*Problem details*:
Retype the run of lines that opens with the line containing "Clone this chart in Bokeh." and closes with the line containing "p.xgrid.grid_line_width = 1.5", exactly and inclusively, but skip the pictures.

*Entries*:
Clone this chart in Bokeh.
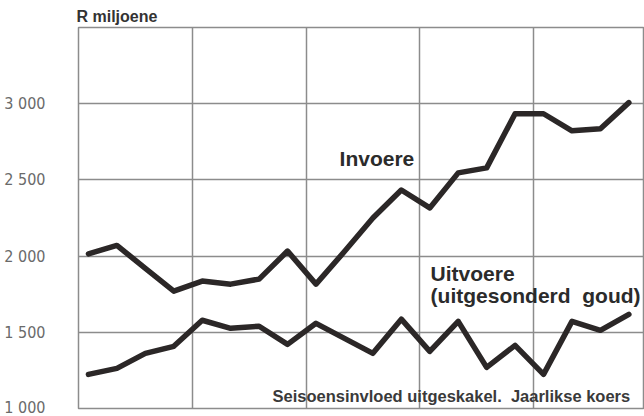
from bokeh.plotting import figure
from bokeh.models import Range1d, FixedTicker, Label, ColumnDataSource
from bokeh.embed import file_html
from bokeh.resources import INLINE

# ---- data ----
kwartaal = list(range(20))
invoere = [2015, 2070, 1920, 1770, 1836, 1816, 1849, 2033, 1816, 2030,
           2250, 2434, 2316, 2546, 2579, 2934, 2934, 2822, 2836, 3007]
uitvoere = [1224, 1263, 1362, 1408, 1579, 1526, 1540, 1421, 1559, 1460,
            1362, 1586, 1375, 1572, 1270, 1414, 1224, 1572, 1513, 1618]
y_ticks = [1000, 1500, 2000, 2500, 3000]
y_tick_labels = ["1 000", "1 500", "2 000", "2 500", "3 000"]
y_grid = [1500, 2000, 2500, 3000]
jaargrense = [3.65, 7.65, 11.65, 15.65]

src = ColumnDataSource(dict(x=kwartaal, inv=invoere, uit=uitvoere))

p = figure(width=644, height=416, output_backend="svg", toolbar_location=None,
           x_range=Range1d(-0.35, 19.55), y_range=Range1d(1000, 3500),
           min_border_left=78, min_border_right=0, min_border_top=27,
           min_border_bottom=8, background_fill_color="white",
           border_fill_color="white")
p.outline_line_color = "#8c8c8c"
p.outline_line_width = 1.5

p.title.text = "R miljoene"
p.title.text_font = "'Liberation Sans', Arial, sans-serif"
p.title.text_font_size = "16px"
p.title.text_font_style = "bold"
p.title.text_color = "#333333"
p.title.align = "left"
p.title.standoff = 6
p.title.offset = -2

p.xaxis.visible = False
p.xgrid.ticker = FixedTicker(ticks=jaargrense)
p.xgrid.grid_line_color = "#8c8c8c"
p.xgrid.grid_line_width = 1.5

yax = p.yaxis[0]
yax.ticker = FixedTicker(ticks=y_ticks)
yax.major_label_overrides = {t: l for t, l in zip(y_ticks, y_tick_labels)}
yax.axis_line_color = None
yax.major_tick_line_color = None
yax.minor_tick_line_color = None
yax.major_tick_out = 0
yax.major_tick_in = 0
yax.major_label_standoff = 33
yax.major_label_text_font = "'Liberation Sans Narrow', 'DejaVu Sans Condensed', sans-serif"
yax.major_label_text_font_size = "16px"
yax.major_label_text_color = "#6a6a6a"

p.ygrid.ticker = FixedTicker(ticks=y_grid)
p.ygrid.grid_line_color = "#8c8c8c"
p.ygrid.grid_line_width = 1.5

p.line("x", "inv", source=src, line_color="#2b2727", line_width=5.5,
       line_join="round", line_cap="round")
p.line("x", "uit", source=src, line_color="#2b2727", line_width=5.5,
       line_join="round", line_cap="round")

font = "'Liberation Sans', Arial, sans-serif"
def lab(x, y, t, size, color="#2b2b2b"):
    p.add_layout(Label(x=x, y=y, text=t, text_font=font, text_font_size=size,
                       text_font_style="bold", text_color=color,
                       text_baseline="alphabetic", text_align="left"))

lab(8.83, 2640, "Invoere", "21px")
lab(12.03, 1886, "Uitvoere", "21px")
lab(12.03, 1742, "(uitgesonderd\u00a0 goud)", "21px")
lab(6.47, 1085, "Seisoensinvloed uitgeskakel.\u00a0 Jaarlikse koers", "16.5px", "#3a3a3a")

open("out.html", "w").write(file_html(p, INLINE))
---
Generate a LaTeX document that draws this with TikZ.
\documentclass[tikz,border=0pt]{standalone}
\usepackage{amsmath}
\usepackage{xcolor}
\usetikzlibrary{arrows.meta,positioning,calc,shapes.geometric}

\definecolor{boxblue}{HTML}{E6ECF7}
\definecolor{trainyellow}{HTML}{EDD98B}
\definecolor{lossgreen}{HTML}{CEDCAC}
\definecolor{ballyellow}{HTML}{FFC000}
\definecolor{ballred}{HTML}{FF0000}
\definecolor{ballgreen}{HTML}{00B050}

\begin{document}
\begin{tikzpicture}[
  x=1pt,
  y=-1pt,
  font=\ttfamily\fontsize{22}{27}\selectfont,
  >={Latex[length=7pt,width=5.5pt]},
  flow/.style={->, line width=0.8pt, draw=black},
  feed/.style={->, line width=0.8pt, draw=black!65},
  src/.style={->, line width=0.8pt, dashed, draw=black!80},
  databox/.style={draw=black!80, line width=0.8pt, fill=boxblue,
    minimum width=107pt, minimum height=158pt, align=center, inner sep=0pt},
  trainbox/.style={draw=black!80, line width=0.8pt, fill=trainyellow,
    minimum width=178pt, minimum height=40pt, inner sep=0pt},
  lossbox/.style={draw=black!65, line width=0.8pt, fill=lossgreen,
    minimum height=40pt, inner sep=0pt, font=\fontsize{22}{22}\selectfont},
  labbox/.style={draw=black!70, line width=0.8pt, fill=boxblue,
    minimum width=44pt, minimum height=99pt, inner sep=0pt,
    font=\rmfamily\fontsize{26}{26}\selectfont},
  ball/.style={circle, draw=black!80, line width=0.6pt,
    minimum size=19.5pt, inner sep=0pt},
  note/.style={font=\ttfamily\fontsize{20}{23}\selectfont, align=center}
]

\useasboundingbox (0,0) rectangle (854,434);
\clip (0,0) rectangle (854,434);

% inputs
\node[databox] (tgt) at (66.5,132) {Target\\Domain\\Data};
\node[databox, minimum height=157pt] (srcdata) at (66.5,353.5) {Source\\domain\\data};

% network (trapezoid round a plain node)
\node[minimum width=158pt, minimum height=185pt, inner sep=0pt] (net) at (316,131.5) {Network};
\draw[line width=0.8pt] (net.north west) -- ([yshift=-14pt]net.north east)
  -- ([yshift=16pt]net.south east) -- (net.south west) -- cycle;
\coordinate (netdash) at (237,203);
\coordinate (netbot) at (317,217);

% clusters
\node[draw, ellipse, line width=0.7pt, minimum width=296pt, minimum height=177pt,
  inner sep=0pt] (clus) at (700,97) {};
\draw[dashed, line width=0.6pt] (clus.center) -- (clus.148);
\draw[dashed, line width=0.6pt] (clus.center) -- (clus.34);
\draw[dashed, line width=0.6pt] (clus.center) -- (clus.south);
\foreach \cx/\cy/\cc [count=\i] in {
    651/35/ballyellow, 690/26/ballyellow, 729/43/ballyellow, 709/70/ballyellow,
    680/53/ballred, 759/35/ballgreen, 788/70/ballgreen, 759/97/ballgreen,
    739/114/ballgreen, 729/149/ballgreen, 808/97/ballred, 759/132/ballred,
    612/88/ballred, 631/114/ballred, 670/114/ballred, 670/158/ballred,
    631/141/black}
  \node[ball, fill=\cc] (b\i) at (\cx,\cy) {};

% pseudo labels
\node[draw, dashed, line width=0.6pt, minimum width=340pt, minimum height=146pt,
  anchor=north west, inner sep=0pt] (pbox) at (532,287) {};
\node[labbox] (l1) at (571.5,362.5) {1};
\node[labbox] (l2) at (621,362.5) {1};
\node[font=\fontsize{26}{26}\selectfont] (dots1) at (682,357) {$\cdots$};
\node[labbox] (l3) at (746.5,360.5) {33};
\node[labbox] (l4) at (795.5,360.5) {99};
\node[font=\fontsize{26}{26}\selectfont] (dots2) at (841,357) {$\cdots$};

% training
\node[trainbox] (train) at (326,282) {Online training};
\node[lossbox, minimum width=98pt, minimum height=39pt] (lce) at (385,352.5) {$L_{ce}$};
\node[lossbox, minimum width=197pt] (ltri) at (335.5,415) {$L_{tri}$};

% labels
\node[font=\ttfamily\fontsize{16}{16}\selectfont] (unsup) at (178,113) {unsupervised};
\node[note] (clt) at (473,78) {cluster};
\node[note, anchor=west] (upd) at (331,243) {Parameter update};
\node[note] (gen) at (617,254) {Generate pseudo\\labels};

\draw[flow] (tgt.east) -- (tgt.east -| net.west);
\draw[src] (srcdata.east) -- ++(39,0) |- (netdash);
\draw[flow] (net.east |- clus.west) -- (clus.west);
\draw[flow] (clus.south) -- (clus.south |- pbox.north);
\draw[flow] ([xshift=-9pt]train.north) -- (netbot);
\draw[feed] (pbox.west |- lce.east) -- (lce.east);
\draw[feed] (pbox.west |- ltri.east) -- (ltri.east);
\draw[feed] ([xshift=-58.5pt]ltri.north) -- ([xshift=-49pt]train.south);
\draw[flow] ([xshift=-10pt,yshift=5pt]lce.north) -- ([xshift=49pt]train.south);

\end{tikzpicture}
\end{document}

*Final result*:
Clone this chart in Bokeh.
from bokeh.plotting import figure
from bokeh.models import Range1d, FixedTicker, Label, ColumnDataSource
from bokeh.embed import file_html
from bokeh.resources import INLINE

# ---- data ----
kwartaal = list(range(20))
invoere = [2015, 2070, 1920, 1770, 1836, 1816, 1849, 2033, 1816, 2030,
           2250, 2434, 2316, 2546, 2579, 2934, 2934, 2822, 2836, 3007]
uitvoere = [1224, 1263, 1362, 1408, 1579, 1526, 1540, 1421, 1559, 1460,
            1362, 1586, 1375, 1572, 1270, 1414, 1224, 1572, 1513, 1618]
y_ticks = [1000, 1500, 2000, 2500, 3000]
y_tick_labels = ["1 000", "1 500", "2 000", "2 500", "3 000"]
y_grid = [1500, 2000, 2500, 3000]
jaargrense = [3.65, 7.65, 11.65, 15.65]

src = ColumnDataSource(dict(x=kwartaal, inv=invoere, uit=uitvoere))

p = figure(width=644, height=416, output_backend="svg", toolbar_location=None,
           x_range=Range1d(-0.35, 19.55), y_range=Range1d(1000, 3500),
           min_border_left=78, min_border_right=0, min_border_top=27,
           min_border_bottom=8, background_fill_color="white",
           border_fill_color="white")
p.outline_line_color = "#8c8c8c"
p.outline_line_width = 1.5

p.title.text = "R miljoene"
p.title.text_font = "'Liberation Sans', Arial, sans-serif"
p.title.text_font_size = "16px"
p.title.text_font_style = "bold"
p.title.text_color = "#333333"
p.title.align = "left"
p.title.standoff = 6
p.title.offset = -2

p.xaxis.visible = False
p.xgrid.ticker = FixedTicker(ticks=jaargrense)
p.xgrid.grid_line_color = "#8c8c8c"
p.xgrid.grid_line_width = 1.5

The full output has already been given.